All men admire courage, and that he possessed in the highest degree. But he had also something larger and rarer than courage, in the ordinary acceptation of the word. When an assassin shot him at Milwaukee he was severely wounded; how severely he could not tell, but it might well have been mortal. He went on to the great meeting awaiting him and there, bleeding, suffering, ignorant of his fate, but still unconquered, made his speech and went from the stage to the hospital. What bore him up was the dauntless spirit which could rise victorious over pain and darkness and the unknown and meet the duty of the hour as if all were well. A spirit like this awakens in all men more than admiration, it kindles affection and appeal to every generous impulse.

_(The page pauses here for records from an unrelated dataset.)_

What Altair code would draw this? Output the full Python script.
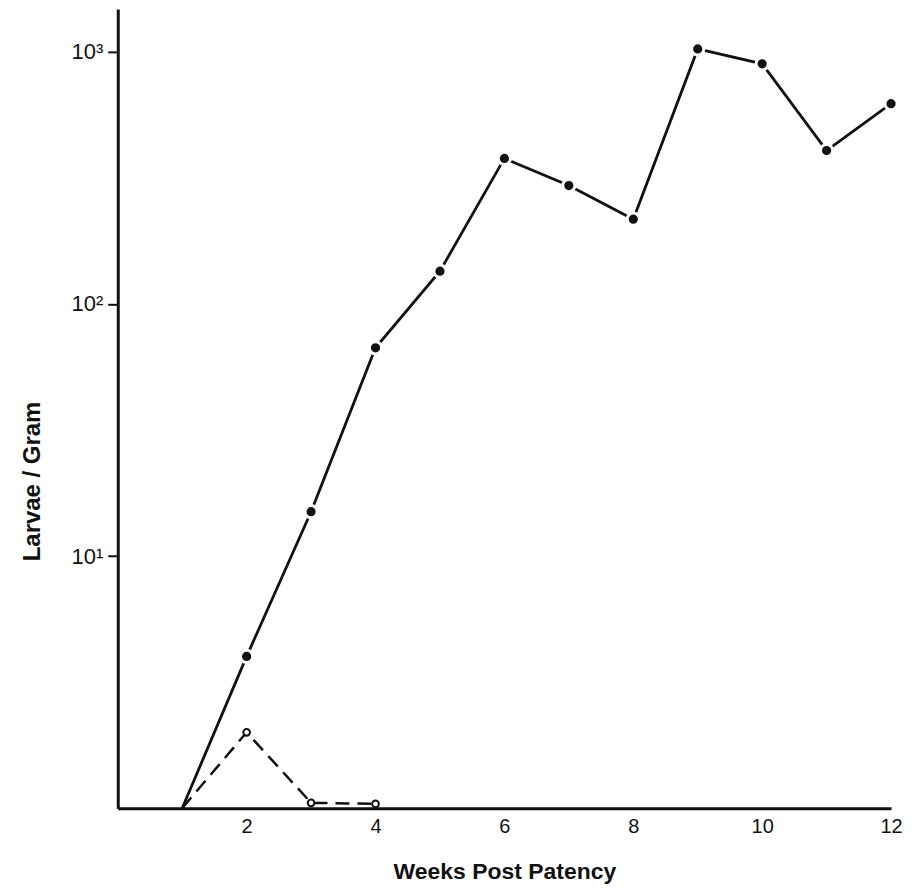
import altair as alt
import pandas as pd

# Filled-circle series (solid line)
weeks_a = [1, 2, 3, 4, 5, 6, 7, 8, 9, 10, 11, 12]
larvae_a = [1, 4.0, 15, 67, 135, 378, 295, 217, 1027, 897, 406, 623]

# Open-circle series (dashed line)
weeks_b = [1, 2, 3, 4]
larvae_b = [1, 2.0, 1.05, 1.04]

x_ticks = [2, 4, 6, 8, 10, 12]
y_ticks = [10, 100, 1000]

df_a = pd.DataFrame({"week": weeks_a, "larvae": larvae_a})
df_b = pd.DataFrame({"week": weeks_b, "larvae": larvae_b})

FONT = "Liberation Sans"

x_enc = alt.X(
    "week:Q",
    scale=alt.Scale(domain=[0, 12], nice=False, zero=False),
    axis=alt.Axis(
        values=x_ticks,
        format="d",
        title="Weeks Post Patency",
        grid=False,
        ticks=False,
        domainWidth=3,
        domainColor="#111",
        labelFontSize=20,
        labelFont=FONT,
        labelColor="#111",
        labelPadding=8,
        labelFlush=False,
        titleFont=FONT,
        titleFontSize=23,
        titleFontWeight="bold",
        titleColor="#111",
        titleY=63,
        titleBaseline="middle",
    ),
)

y_enc = alt.Y(
    "larvae:Q",
    scale=alt.Scale(type="log", domain=[1, 1480], nice=False),
    axis=alt.Axis(
        values=y_ticks,
        labelExpr="datum.value == 1000 ? '10³' : datum.value == 100 ? '10²' : '10¹'",
        title="Larvae / Gram",
        grid=False,
        tickSize=10,
        tickWidth=2,
        tickColor="#111",
        domainWidth=3,
        domainColor="#111",
        labelFontSize=22,
        labelFont=FONT,
        labelColor="#111",
        labelPadding=5,
        titleFont=FONT,
        titleFontSize=24,
        titleFontWeight="bold",
        titleColor="#111",
        titleAngle=-90,
        titleAlign="center",
        titleBaseline="middle",
        titleX=-85,
        titleY=473,
    ),
)

line_a = alt.Chart(df_a).mark_line(color="#111", strokeWidth=2.8).encode(x=x_enc, y=y_enc)
pts_a = alt.Chart(df_a).transform_filter("datum.week > 1").mark_point(
    shape="circle", filled=True, fill="#111", stroke="white", strokeWidth=3, size=150, opacity=1
).encode(x="week:Q", y="larvae:Q")

line_b = alt.Chart(df_b).mark_line(color="#111", strokeWidth=2.5, strokeDash=[14, 8]).encode(x="week:Q", y="larvae:Q")
pts_b = alt.Chart(df_b).transform_filter("datum.week > 1").mark_point(
    shape="circle", filled=False, fill="white", stroke="#111", strokeWidth=2, size=45, opacity=1
).encode(x="week:Q", y="larvae:Q")

chart = (
    alt.layer(line_a, line_b, pts_a, pts_b)
    .properties(
        width=775,
        height=801,
        background="white",
        autosize=alt.AutoSizeParams(type="none"),
        padding={"left": 110, "top": 0, "right": 18, "bottom": 76},
    )
    .configure_view(strokeWidth=0, stroke="transparent")
)

chart.save("out.html", embed_options={"renderer": "svg", "actions": False})
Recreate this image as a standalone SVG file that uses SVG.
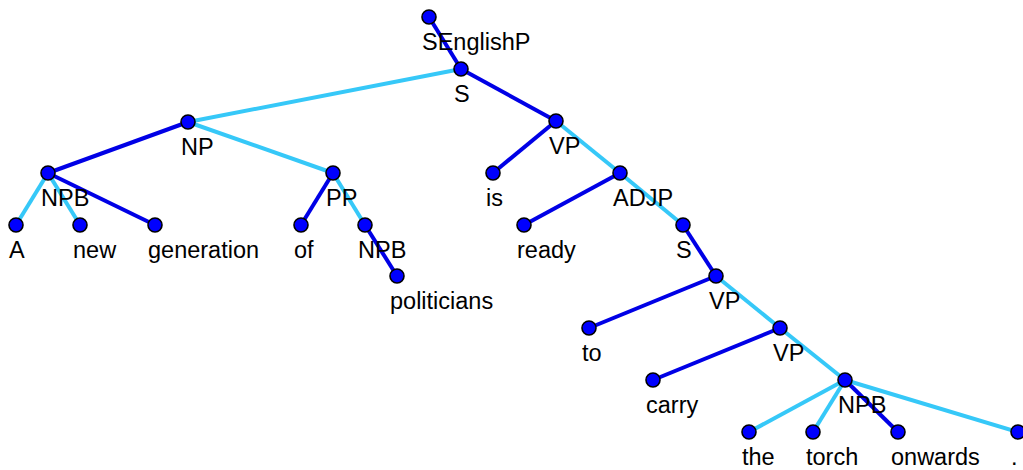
<svg xmlns="http://www.w3.org/2000/svg" width="1023" height="470" viewBox="0 0 1023 470">
  <style>
    .bg { fill: #ffffff; }
    .e { stroke-width: 4; stroke-linecap: butt; fill: none; }
    .d { stroke: #0000e6; }
    .l { stroke: #36c8f8; }
    .n circle { fill: #0000ff; stroke: #000000; stroke-width: 1.6; }
    .n text { font-family: "Liberation Sans", Arial, sans-serif; font-size: 23.5px; fill: #000000; }
  </style>
  <rect class="bg" x="0" y="0" width="1023" height="470"/>

  <!-- tree edges: dark = head child, light = other child -->
  <g id="connectors">
    <line class="e d" x1="429" y1="17" x2="461" y2="69"/>
    <line class="e l" x1="461" y1="69" x2="188" y2="122"/>
    <line class="e d" x1="461" y1="69" x2="556" y2="121"/>
    <line class="e d" x1="188" y1="122" x2="48" y2="173"/>
    <line class="e l" x1="188" y1="122" x2="333" y2="173"/>
    <line class="e l" x1="48" y1="173" x2="16" y2="225"/>
    <line class="e l" x1="48" y1="173" x2="80" y2="225"/>
    <line class="e d" x1="48" y1="173" x2="155" y2="225"/>
    <line class="e d" x1="333" y1="173" x2="301" y2="225"/>
    <line class="e l" x1="333" y1="173" x2="365" y2="225"/>
    <line class="e d" x1="365" y1="225" x2="397" y2="276"/>
    <line class="e d" x1="556" y1="121" x2="493" y2="173"/>
    <line class="e l" x1="556" y1="121" x2="620" y2="173"/>
    <line class="e d" x1="620" y1="173" x2="524" y2="225"/>
    <line class="e l" x1="620" y1="173" x2="683" y2="225"/>
    <line class="e d" x1="683" y1="225" x2="716" y2="276"/>
    <line class="e d" x1="716" y1="276" x2="589" y2="328"/>
    <line class="e l" x1="716" y1="276" x2="780" y2="328"/>
    <line class="e d" x1="780" y1="328" x2="653" y2="380"/>
    <line class="e l" x1="780" y1="328" x2="845" y2="380"/>
    <line class="e l" x1="845" y1="380" x2="749" y2="432"/>
    <line class="e l" x1="845" y1="380" x2="813" y2="432"/>
    <line class="e d" x1="845" y1="380" x2="898" y2="432"/>
    <line class="e l" x1="845" y1="380" x2="1018" y2="432"/>
  </g>

  <!-- nodes: dot plus label below-right -->
  <g id="n-SEnglishP" class="n"><circle cx="429" cy="17" r="7"/><text x="422" y="50">SEnglishP</text></g>
  <g id="n-S" class="n"><circle cx="461" cy="69" r="7"/><text x="454" y="102">S</text></g>
  <g id="n-NP" class="n"><circle cx="188" cy="122" r="7"/><text x="181" y="155">NP</text></g>
  <g id="n-VP" class="n"><circle cx="556" cy="121" r="7"/><text x="549" y="154">VP</text></g>
  <g id="n-NPB" class="n"><circle cx="48" cy="173" r="7"/><text x="41" y="206">NPB</text></g>
  <g id="n-PP" class="n"><circle cx="333" cy="173" r="7"/><text x="326" y="206">PP</text></g>
  <g id="n-is" class="n"><circle cx="493" cy="173" r="7"/><text x="486" y="206">is</text></g>
  <g id="n-ADJP" class="n"><circle cx="620" cy="173" r="7"/><text x="613" y="206">ADJP</text></g>
  <g id="n-A" class="n"><circle cx="16" cy="225" r="7"/><text x="9" y="258">A</text></g>
  <g id="n-new" class="n"><circle cx="80" cy="225" r="7"/><text x="73" y="258">new</text></g>
  <g id="n-generation" class="n"><circle cx="155" cy="225" r="7"/><text x="148" y="258">generation</text></g>
  <g id="n-of" class="n"><circle cx="301" cy="225" r="7"/><text x="294" y="258">of</text></g>
  <g id="n-NPB2" class="n"><circle cx="365" cy="225" r="7"/><text x="358" y="258">NPB</text></g>
  <g id="n-ready" class="n"><circle cx="524" cy="225" r="7"/><text x="517" y="258">ready</text></g>
  <g id="n-S2" class="n"><circle cx="683" cy="225" r="7"/><text x="676" y="258">S</text></g>
  <g id="n-politicians" class="n"><circle cx="397" cy="276" r="7"/><text x="390" y="309">politicians</text></g>
  <g id="n-VP2" class="n"><circle cx="716" cy="276" r="7"/><text x="709" y="309">VP</text></g>
  <g id="n-to" class="n"><circle cx="589" cy="328" r="7"/><text x="582" y="361">to</text></g>
  <g id="n-VP3" class="n"><circle cx="780" cy="328" r="7"/><text x="773" y="361">VP</text></g>
  <g id="n-carry" class="n"><circle cx="653" cy="380" r="7"/><text x="646" y="413">carry</text></g>
  <g id="n-NPB3" class="n"><circle cx="845" cy="380" r="7"/><text x="838" y="413">NPB</text></g>
  <g id="n-the" class="n"><circle cx="749" cy="432" r="7"/><text x="742" y="465">the</text></g>
  <g id="n-torch" class="n"><circle cx="813" cy="432" r="7"/><text x="806" y="465">torch</text></g>
  <g id="n-onwards" class="n"><circle cx="898" cy="432" r="7"/><text x="891" y="465">onwards</text></g>
  <g id="n-period" class="n"><circle cx="1018" cy="432" r="7"/><text x="1011" y="465">.</text></g>
</svg>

Very different, but equally compelling, was another quality. There is nothing in human beings at once so sane and so sympathetic as a sense of humor. This great gift the good fairies conferred upon Theodore Roosevelt at his birth in unstinted measure. No man ever had a more abundant sense of humor—joyous, irrepressible humor—and it never deserted him. Even at the most serious and even perilous moments if there was a gleam of humor anywhere he saw it and rejoiced and helped himself with it over the rough places and in the dark hour. He loved fun, loved to joke and chaff, and, what is more uncommon, greatly enjoyed being chaffed himself. His ready smile and contagious laugh made countless friends and saved him from many an enmity. Even more generally effective than his humor, and yet allied to it, was the universal knowledge that Roosevelt had no secrets from the American people.
Yet another quality—perhaps the most engaging of all—was his homely, generous humanity which enabled him to speak directly to the primitive instinct of man.